I'd Like to Start a Gay Straight Alliance Please
My senior year my new high school's guidance counselor, whom I never heard of before, pulled me into her office.
"I want to help you," she said.
"Leone, I looked at your records... I want to help you. Tell me how I can help you."
My senior year I decided it was time to make my mark. After being taken under the wing by my new guidance counselor, life began to get a heck of a lot better. My grades slowly went up. On top of doing better in class, I had taken a job at Planned Parenthood in which I would go to middle schools around Ann Arbor to talk about the importance of safe sex and sexuality in general. I also became one of my high school's Peer Advisors. I would talk to my peers who were curious about their sexuality or who just wanted to talk to me about what it was like being gay. I don't know what happened but suddenly I went from being an embarrassment to one of the coolest kids in our class. Due to my commitment to the community, I was awarded a "Volunteer of the Year" by the local rotary club.
I also decided that it was time to start my high school's first-ever gay straight alliance. It wasn't easy; I had tried the same thing my junior year, but received repeated turndowns from teachers. Now that I had a supportive guidance counselor on my side, I felt like I could do just about anything.
The winter of my senior year, I began leading my high school's women's group. Requesting help from the same teacher who sponsored the group, I requested her assistance in my endeavor to start my high school's gay straight alliance. She agreed, but there were a few rules I had to follow. To protect my peers, the group had to meet at 8pm and we had to meet in a room with where the glass doors were covered. I'm happy to report, twelve years later the GSA is still going strong.
No Dress for Me, Thanks
That spring, I attended my high school prom in a tuxedo with my then girlfriend who was in college. (Huh, maybe that's why I was so cool?) A couple days later, I walked with the 1998 graduating class. On my cap I tacked on the brightest gay pride flag I could find. To this day, I swear I received a standing ovation.
Recognizing National Coming Out Day
Sixteen years later, I realize how lucky and fortunate I was to come out when and how I did. I don't want to leave you hanging with any suspense. My mother and I did make amends and today, she is a strong advocate. I haven't convinced her yet to march in PFLAG, but perhaps this personal post will ignite her to take this next step. It would mean the world to me if she did. And yes, I finally left Michigan and moved to California for a few years. Now, I live in Brooklyn, New York, with my partner.

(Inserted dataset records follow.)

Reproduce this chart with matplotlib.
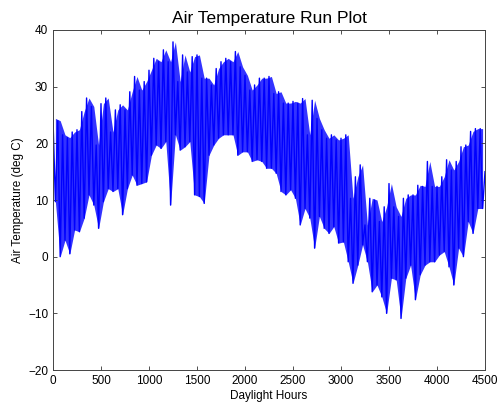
import matplotlib
matplotlib.use('Agg')
import matplotlib.pyplot as plt

# peak and trough, one pair per 50 daylight hours
bin_start = list(range(0, 4500, 50))
temp_hi = [24.4, 24.0, 21.5, 21.0, 22.0, 22.4, 25.6, 28.0, 26.5, 19.7,
           27.0, 28.0, 22.0, 25.9, 26.8,
           25.9, 29.1, 31.8, 29.4, 30.9, 32.9, 35.0, 34.4, 36.5, 34.4,
           37.9, 30.9, 35.6, 32.6, 35.3,
           35.6, 31.5, 31.5, 30.3, 33.2, 34.4, 35.0, 34.4, 36.2, 33.5,
           32.0, 29.4, 30.3, 31.5, 31.5,
           31.8, 28.8, 29.1, 27.1, 27.1, 27.4, 27.1, 27.9, 21.5, 27.6,
           24.4, 22.4, 20.9, 21.5, 20.6,
           20.9, 21.5, 10.3, 14.1, 16.2, 5.6, 10.3, 10.0, 6.2, 8.8,
           12.9, 8.8, 7.1, 10.3, 10.9,
           10.9, 12.6, 12.4, 16.8, 12.4, 12.4, 14.1, 17.1, 15.3, 16.8,
           19.4, 19.7, 22.1, 22.6, 22.6]
temp_lo = [9.7, 0.0, 2.9, 0.5, 4.7, 4.4, 6.8, 10.9, 9.1, 5.0,
           9.7, 12.0, 11.5, 12.0, 7.4,
           12.0, 14.4, 12.6, 12.9, 13.2, 17.9, 19.7, 19.1, 20.3, 9.1,
           21.5, 18.8, 19.4, 20.3, 10.9,
           10.6, 9.4, 17.9, 19.7, 20.9, 21.5, 21.5, 21.5, 17.9, 18.5,
           18.5, 16.8, 17.1, 16.8, 15.6,
           15.6, 14.7, 11.5, 10.9, 11.8, 10.3, 5.6, 8.5, 6.8, 1.5,
           7.1, 5.0, 4.1, 5.3, 2.4,
           2.6, -0.9, -4.7, -1.5, 2.1, -0.9, -6.2, -5.0, -7.1, -10.0,
           -3.8, -4.1, -10.9, -3.8, -1.5,
           -7.6, -3.2, -1.5, -0.9, -0.9, 0.3, 0.9, -1.8, -5.0, 1.5,
           0.0, 6.2, 4.1, 8.5, 8.5]
last_hour = 4500
last_temp = 15.0

# build the run: peak at start of bin, trough half way through
hours = []
temps = []
for h, hi, lo in zip(bin_start, temp_hi, temp_lo):
    hours += [h, h + 25]
    temps += [hi, lo]
hours.append(last_hour)
temps.append(last_temp)
mid = [h + 25 for h in bin_start]

plt.rcParams['font.family'] = ['Liberation Sans', 'DejaVu Sans']

fig = plt.figure(figsize=(4.98, 4.08), dpi=100)
ax = fig.add_axes([0.1064, 0.0931, 0.8675, 0.8334])
# hourly trace too dense to resolve: band for the spread, line for the run
ax.fill_between(mid, temp_lo, temp_hi, color=(0, 0, 1), alpha=0.8,
                linewidth=0)
ax.plot(hours, temps, color=(0, 0, 1), linewidth=1.0)

ax.set_xlim(0, 4500)
ax.set_ylim(-20, 40)
ax.set_xticks(range(0, 4501, 500))
ax.set_yticks(range(-20, 41, 10))
ax.tick_params(direction='in', top=True, right=True, labelsize=8.5,
               length=3, width=0.6, colors='#333333', labelcolor='black')
for s in ax.spines.values():
    s.set_linewidth(0.7)
    s.set_color('#444444')

ax.set_title('Air Temperature Run Plot', fontsize=12.5, pad=5)
ax.set_xlabel('Daylight Hours', fontsize=8.5, labelpad=2)
ax.set_ylabel('Air Temperature (deg C)', fontsize=8.5, labelpad=3)

fig.savefig('out.png', dpi=100)
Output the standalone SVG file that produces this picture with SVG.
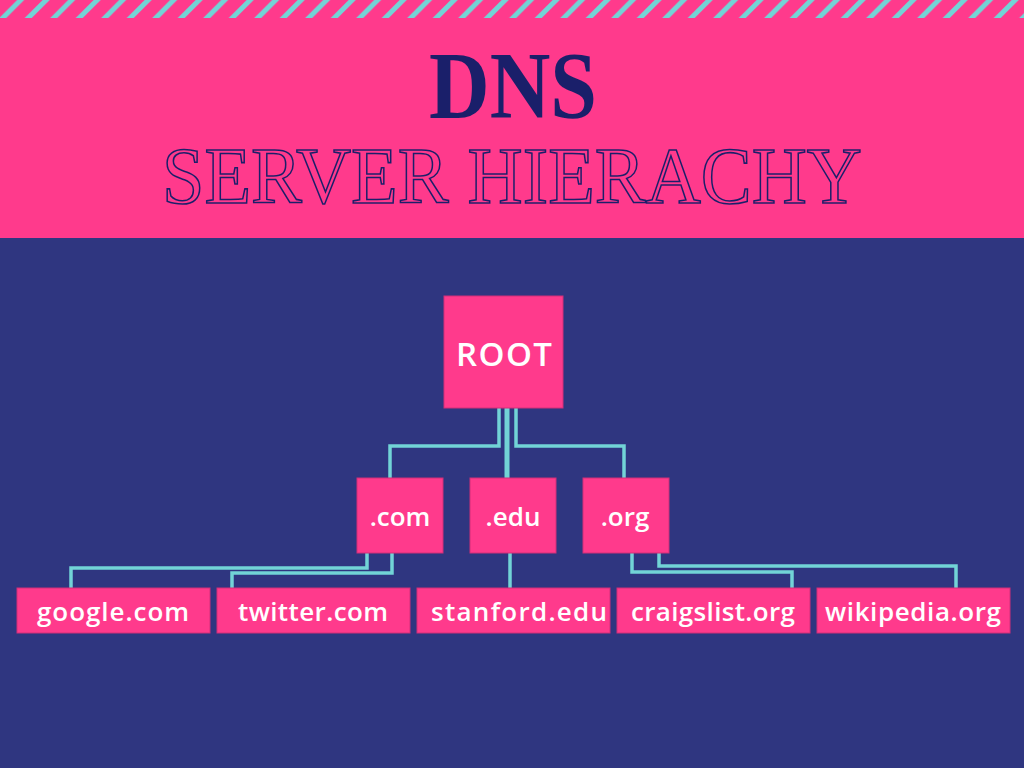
<svg xmlns="http://www.w3.org/2000/svg" width="1024" height="768" viewBox="0 0 1024 768">
<defs>
<style>
.box{fill:#FF3A8C;stroke:#D22F78;stroke-width:1}
.lbl{fill:#FFFFFF;font-family:"Open Sans","Noto Sans",sans-serif;font-weight:600;text-anchor:middle}
.leaf{font-size:26px}
.mid{font-size:26px}
.conn{fill:none;stroke:#72D4D6;stroke-width:3.5;stroke-linejoin:miter}
.stripe{stroke:#72D4D6;stroke-width:5}
</style>
<clipPath id="topclip"><rect x="0" y="0" width="1024" height="18"/></clipPath>
<pattern id="stripes" patternUnits="userSpaceOnUse" x="2.7" y="0" width="25.5" height="18">
<line class="stripe" x1="-5" y1="23" x2="25" y2="-7"/>
<line class="stripe" x1="20.5" y1="23" x2="50.5" y2="-7"/>
</pattern>
</defs>
<rect x="0" y="0" width="1024" height="768" fill="#2F3680"/>
<rect x="0" y="0" width="1024" height="238" fill="#FF3A8C"/>
<g id="stripes-band" clip-path="url(#topclip)">
<rect x="0" y="0" width="1024" height="18" fill="url(#stripes)"/>
</g>
<g id="title">
<text x="513" y="118" font-family="Liberation Serif, serif" font-weight="bold" font-size="95" fill="#1A1F6A" text-anchor="middle" textLength="168" lengthAdjust="spacingAndGlyphs">DNS</text>
<text x="512" y="203" font-family="Liberation Serif, serif" font-size="80" fill="none" stroke="#1A1F6A" stroke-width="1.6" text-anchor="middle" textLength="700" lengthAdjust="spacingAndGlyphs">SERVER HIERACHY</text>
</g>
<g id="connectors">
<polyline class="conn" points="499,408 499,446 390,446 390,478"/>
<polyline class="conn" points="507,408 507,478" style="stroke-width:5"/>
<polyline class="conn" points="516,408 516,446 624,446 624,478"/>
<polyline class="conn" points="367,553 367,568 71,568 71,588"/>
<polyline class="conn" points="392,553 392,573 232,573 232,588"/>
<polyline class="conn" points="510,553 510,588"/>
<polyline class="conn" points="632,553 632,572 792,572 792,588"/>
<polyline class="conn" points="659,553 659,566 956,566 956,588"/>
</g>
<g id="root">
<rect class="box" x="444" y="296" width="119" height="112"/>
<text class="lbl" x="504" y="366" font-size="33" textLength="96" lengthAdjust="spacing">ROOT</text>
</g>
<g id="com">
<rect class="box" x="357" y="478" width="86" height="75"/>
<text class="lbl mid" x="400" y="526">.com</text>
</g>
<g id="edu">
<rect class="box" x="470" y="478" width="86" height="75"/>
<text class="lbl mid" x="513" y="526">.edu</text>
</g>
<g id="org">
<rect class="box" x="583" y="478" width="86" height="75"/>
<text class="lbl mid" x="625" y="526">.org</text>
</g>
<g id="google">
<rect class="box" x="17" y="588" width="193" height="45"/>
<text class="lbl leaf" x="113" y="621" textLength="152" lengthAdjust="spacing">google.com</text>
</g>
<g id="twitter">
<rect class="box" x="217" y="588" width="193" height="45"/>
<text class="lbl leaf" x="313" y="621" textLength="150" lengthAdjust="spacing">twitter.com</text>
</g>
<g id="stanford">
<rect class="box" x="417" y="588" width="193" height="45"/>
<text class="lbl leaf" x="519" y="621" textLength="176" lengthAdjust="spacing">stanford.edu</text>
</g>
<g id="craigslist">
<rect class="box" x="617" y="588" width="193" height="45"/>
<text class="lbl leaf" x="713" y="621" textLength="164" lengthAdjust="spacing">craigslist.org</text>
</g>
<g id="wikipedia">
<rect class="box" x="817" y="588" width="193" height="45"/>
<text class="lbl leaf" x="913" y="621" textLength="176" lengthAdjust="spacing">wikipedia.org</text>
</g>
</svg>
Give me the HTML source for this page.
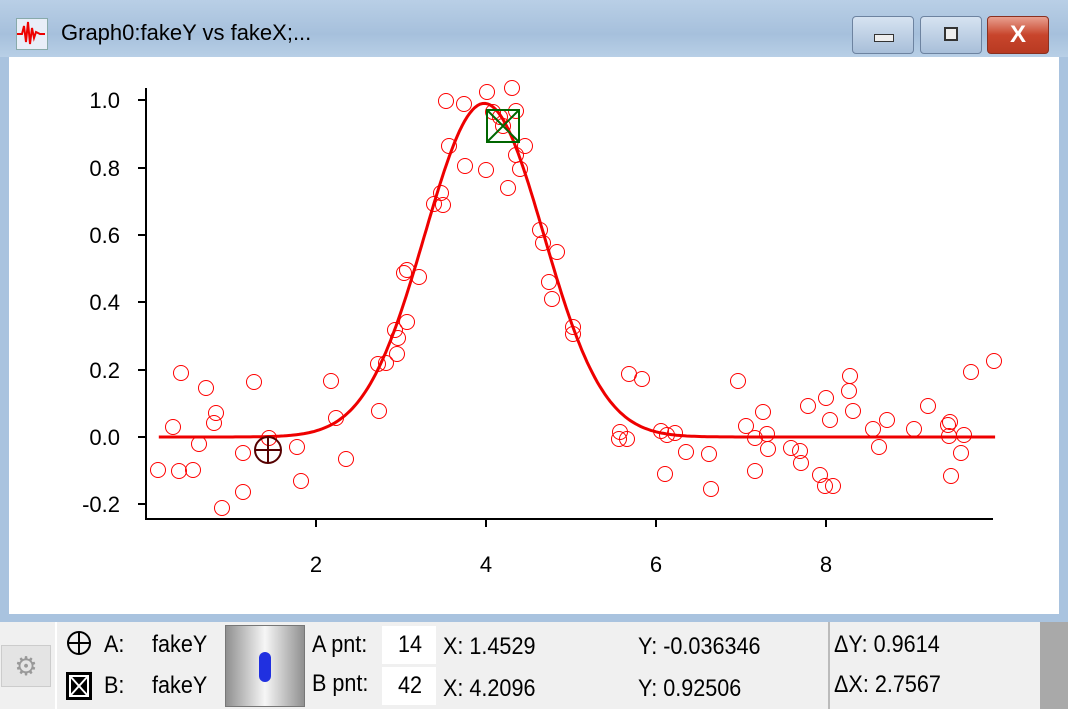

I am a firm believer in coming out and the importance of being true to oneself. I understand that there are a number of cultural and personal issues that stand in the way of doing so. For this reason alone, I will fight harder. I know there are others, like me, who understand at a young age who they are, but are not sure how to share it with those around them. The LGBT youth suicides that flooded the news recently are horrific and tragic and each ignited me with the passion to work even harder. And now I am in a position of safety, from which I can fight for my equal rights, and those of others around me.